The NASA Biocapsule is one example of an implantable sensor and drug delivery device. Dr. David Loftus at the Space Biosciences division at NASA developed a system made of carbon nanotubes that are capable of detecting abnormalities in the body and delivering metered dosages of medication in response.⁷One of Dr. Loftus' primary goals for the device is drug delivery for diabetic patients; this type of device would eliminate the need for patients to constantly measure blood sugar levels and carry medicine with them at all times. ⁷http://gizmodo.com/5882725/the-miraculous-nasa-breakthrough-that-could-save-millions-of-lives

Claims

1. A system for controlling an allergic reation, comprising:

a detector operative to detect a physical or chemical biomarker molecule indicative of an allergic and/or anaphylactic reaction;

a reservoir containing a medication to mitigate an allergic or anaphylactic reaction;

a dispensing mechanism for dispensing an appropriate dosage of the medication in response to the detection of the reaction; and

wherein the detector, reservoir and dispensing mechanism are all contained in an implantable housing.

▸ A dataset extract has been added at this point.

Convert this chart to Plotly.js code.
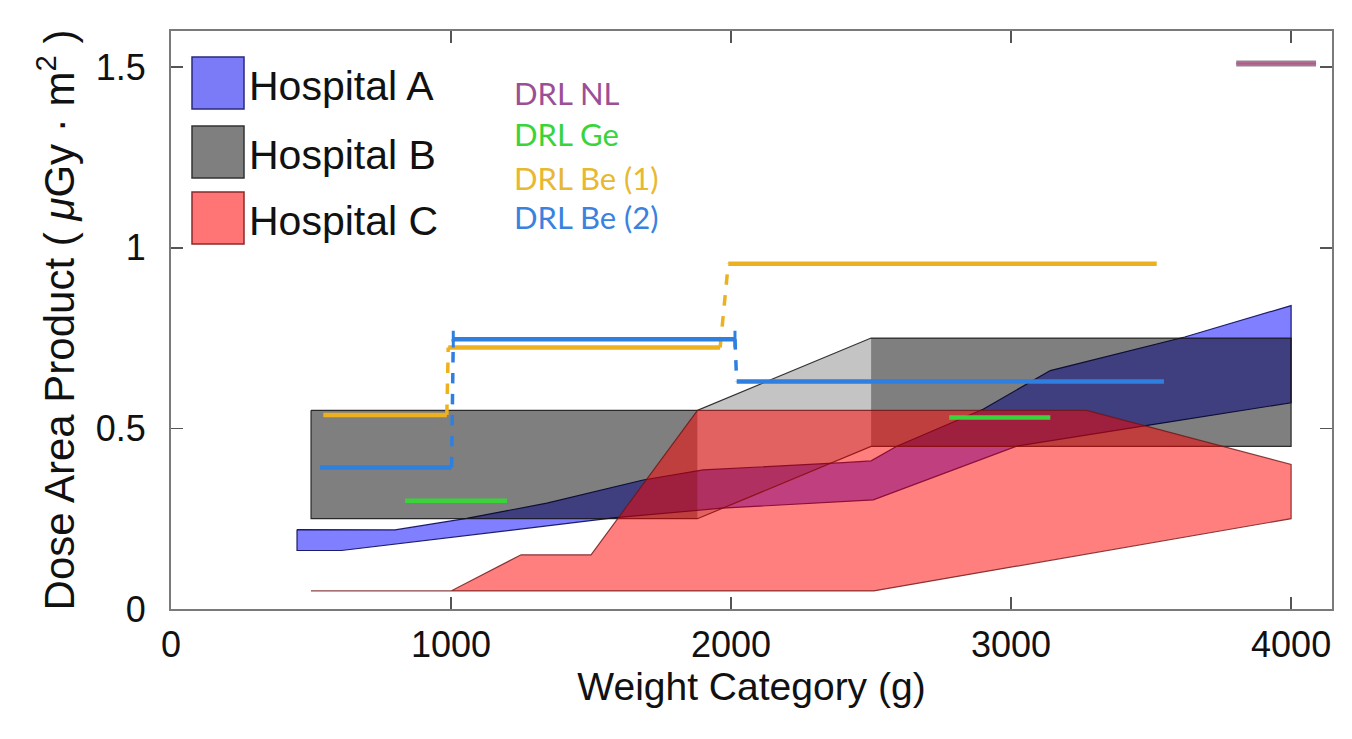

2. The system of claim 1, where the detector is operative to detect histamine, leukotrienes, prostaglandins, cytokines, tryptase, Fc-ε-RI complexes, anaphylatoxin C3a, chymase, carboxypeptidase A, platelet-activating factor, other mast cell degranulation byproducts, or other basophil activation compounds.

3. The system of claim 1, where the reservoir contains epinephrine, antihistamines, or steroids.

4. The system of claim 1, further including including apparatus for determining that a predetermined threshold of severity of a physiologic reaction has been met.

5. The system of claim 1, wherein the reservoir has sufficient capacity for storing multiple dosages to be administered independently.

6. The system of claim 1, wherein the housing is implanted within or below the skin in either the subcutaneous tissue, muscle, fat, joint spaces, or a body cavity.

7. The system of claim 1, further including circuitry for communincating status or operation external to the body in which the system is implanted.

8. The system of claim 7, wherein the circuitry communicates with an external monitoring device using radio frequency, Wi-Fi, Bluetooth, or other form of electromagnetic radiation.

9. The system of claim 8, wherein the external monitoring device is a computer or smartphone.

10. The system of claim 7, wherein the status information includes the medication level of the reservoir.